# Variablen auf den Ftp Server abrufen. WAGO 750-841



## thomas223 (6 November 2012)

Hallo Ich würde gerne Zwei Zählerstände mit einem PC über Ethernet aus der SPS auslesen, dazu dachte ich mir müste es ja am einfachsten sein das über ftp server zu machen, doch wie?
In der Wago Bibliothek gibt es nur eine sehr komlizierte lib.
und in den Handbüchern steht das es möglich ist aber leider nicht wie!
Könnt Ihr mich in die Richtige richtung bringen?


----------



## Snert (6 November 2012)

Hallo thomas223,

zum Auslesen der Zählerstände gibt es im Prinzip (mindestens) drei Möglichkeiten:

1. FTP

Dazu muss Du in der Steuerung etwas programmieren, was Dir den Zählerstand zyklisch in eine Datei schreibt. Diese kannst Du dann per FTP herunterladen. 
Aufwand: sehr hoch
Performanz: taugt höchstens für Abruf einmal täglich

2. XML mit HTTP

Man kann auf dem Webserver des Controllers eine XML-Datei anlegen, die serverseitig mit Werten im Zeitpunkt des Abrufs gefüllt wird. Das Stichwort ist "server side includes (SSI)". Google liefert mit der Anfrage "wago readpi" prima Ergebnisse, die einem weiterhelfen. Mit dieser Variante kann man die Daten einfach per Webbrowser einsehen.
Aufwand: gering 
Performanz: sehr ordentlich

3. Modbus TCP

Die betreffenden Zählerstände werden auf feste Merkerbereiche gelegt (z.B. als Integer auf %MW10) und per Modbus-Telegramm auf Port 502 des Controllers abgefragt. Das Telegramm kann man mit Skriptsprachen (z.B. PHP, Perl, ...) auf einem separaten Webserver laufen lassen oder direkt in C, C++, Python, ... coden. Modbus ist nicht so wild, das es nur Frage-Anwort-Spiel mit immer gleichen Fragen und ähnlichen Antworten ist.
Aufwand: im Controller null, in der abfrageneden Applikation: hängt von der Applikation/Programmiersprache ab.
Performanz: genial

Welche Lösung für Dich am bestens zutrifft, hängt davon ab, wie Deine Applikation auf dem Rechner aussieht. Ich vermute mal, dass Variante 2 für den Anfang ein guter Einstieg ist.

Gruß,
Snert


----------



## thomas223 (7 November 2012)

Also ich habe die zweite Variante mal ausprobiert, doch erhalte ich beim auslesen mittels http: keine aktuellen werte!
Auch wenn ich die seite aktualisiere!
Muss ich die XML Datei über die SPS irgendwie aufrufen?

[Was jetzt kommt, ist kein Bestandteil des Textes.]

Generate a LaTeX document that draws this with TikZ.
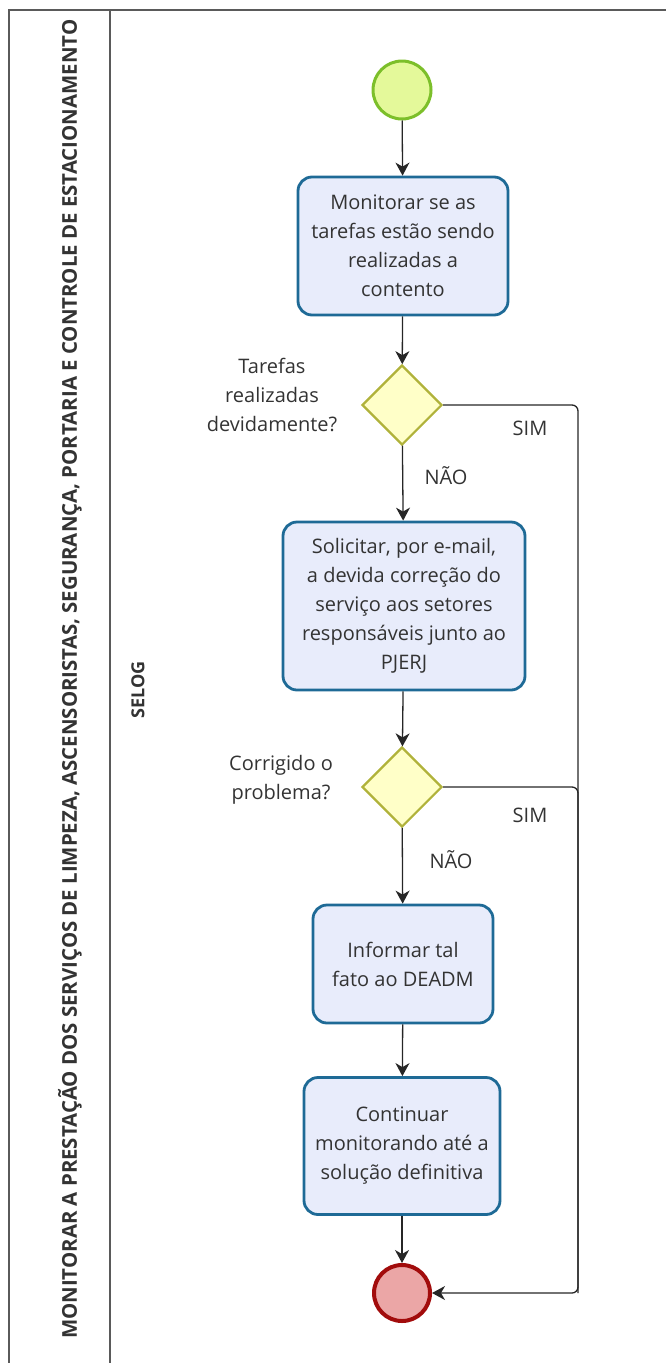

Ich habe das PDF Beispiel von Maze aus Google ausprobiert ohne den PHP teil einfach nur über den Browser ausgelesen!
aber es ändern sich die Variablenwerte nicht in der XML.


----------



## thomas223 (16 November 2012)

Ich arbeite mit einer Virtuellen maschine also XP mit einem alten Browser dieser scheint zwar die ssi als html dar zu stellen scheint aber die readpi nicht aus zu führen weshalb die Variablen im Browser immer 0 bleiben!

Was mache ich bloß falsch?


----------